LM Ericsson and Sony Corp. announced Thursday they will go separate ways as Ericsson sells its 50 percent stake in mobile phone maker Sony Ericsson to Sony for euro1.05 billion ($1.46 billion).
Sony Ericsson will become a wholly owned subsidiary of Sony and integrated into Sony's platform of network-connected consumer electronics products, the Japanese company and Swedish wireless equipment firm said.
The transaction gives Sony an opportunity to integrate smartphones with consumer electronics devices, such as tablets, televisions and personal computers, the companies said.
The move was widely anticipated by analysts, who have argued Sony Ericsson could become more competitive in the tough smartphone market under sole Sony ownership.
Shares in Ericsson rose by 5.1 percent to 70.1 kroner ($10.7) in early Stockholm trading, while Sony stock climbed 5.4 percent to 1.65 yen ($21.7) before closing in Tokyo.
"I believe this improves the outlook for Sony Ericsson, because Sony can take full responsibility for the company and use the unique things that they have," said Greger Johansson, an analyst with research firm Redeye. "The opportunity to integrate the phones with their other products improves."
Johansson said the smartphone market is "extremely tough" and Sony Ericsson's competitors are also developing quickly.
He said the price Ericsson received wasn't great, but it will be a relief for the Swedish company to be able to focus on its core wireless equipment business and offload the mobile phone maker that has taken up a lot of management time.
"Sony Ericsson has no strategic value for Ericsson anymore," added Helena Nordman-Knutson, an analyst with Ohman Fondkommission in Stockholm.
Ericsson and Sony combined their unprofitable handset ventures into the joint venture Sony Ericsson in 2001 and enjoyed some early successes with its Walkman and Cyber-shot phones.
In recent years it has suffered from the competitive climate in the smartphone market and earlier this month it posted a break-even third quarter result.
The company adopted Google's Android operating system for its smartphones in 2008, and has said it now controls about 11 percent of the Android-based smartphone market.
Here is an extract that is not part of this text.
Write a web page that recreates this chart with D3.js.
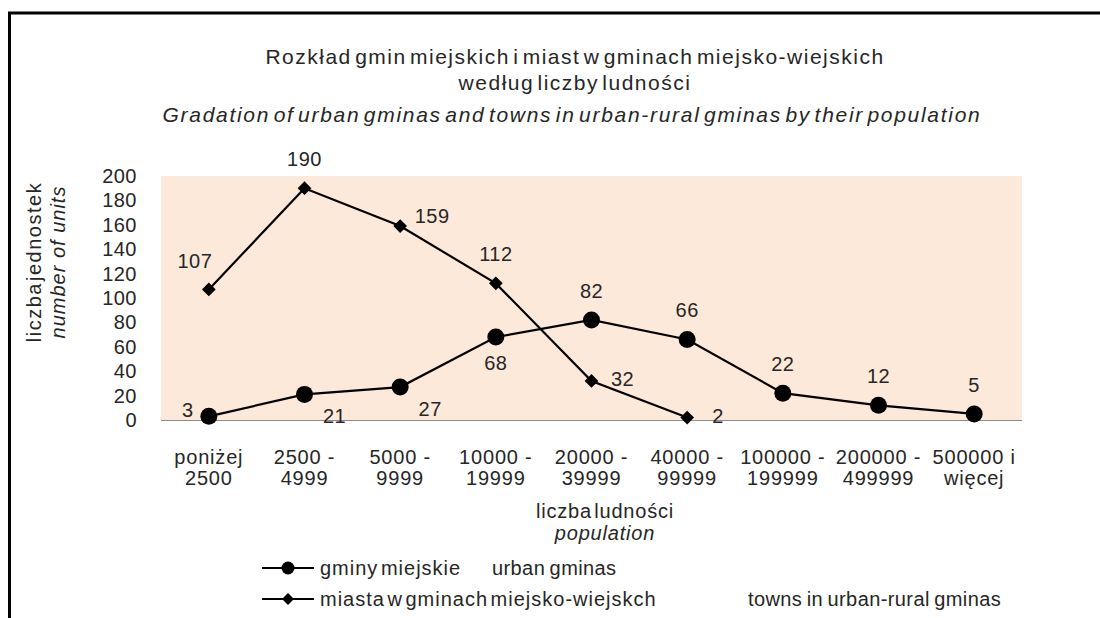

Its Android-based Xperia smartphones account for more than 80 percent of its sales.
Thursday's deal will provide Sony with an intellectual property cross-licensing agreement, covering all products and services of Sony as well as ownership of five essential patent families relating to wireless handset technology.
"We can more rapidly and more widely offer consumers smartphones, laptops, tablets and televisions that seamlessly connect with one another and open up new worlds of online entertainment," Sony CEO, Sir Howard Stringer said, adding this includes Sony's PlayStation Network and its online provider of music, games and video, Sony Entertainment Network.
Stringer called the deal "the last piece of the puzzle" for Sony's portfolio of entertainment products, including movies, television and music and said it's no coincidence the deal was announced in the same month as the launch of the Sony Entertainment network.
He acknowledged the agreement was partly motivated by the tough competition in smart phone market.
"While we do have catching up to do, we have a lot of things to add to this phone," Stringer said. "The television or whatever that we can make for this phone and other Sony devices is the beginning of something I think is quite magical."
Stringer said the brand name of the mobile phones would probably change in the future but will remain as Sony Ericsson in the short-term. He added the acquisition will afford Sony operational efficiencies in engineering, network development and marketing.
The transaction is subject to customary closing conditions, including regulatory approvals, but has been approved by appropriate decision-making bodies of both companies.
Ericsson said the shift in the mobile market, from simple mobile phones to smartphones that include access to internet services and content, means the synergies for the company in having both a telecoms services portfolio and a handset operation have decreased.
"Ten years ago when we formed the joint venture, thereby combining Sony's consumer products knowledge with Ericsson's telecommunication technology expertise, it was a perfect match to drive the development of feature phones. Today we take an equally logical step as Sony acquires our stake in Sony Ericsson and makes it a part of its broad range of consumer devices," said Ericsson CEO Hans Vestberg.
Ericsson said it will now focus on the global wireless market as a whole and how wireless connectivity can benefit people, business and society beyond just phones.
Ericsson and Sony will also set up a wireless connectivity initiative aimed at driving and developing the market's adoption of connectivity across multiple platforms, they said.
The agreement is expected to close in January 2012.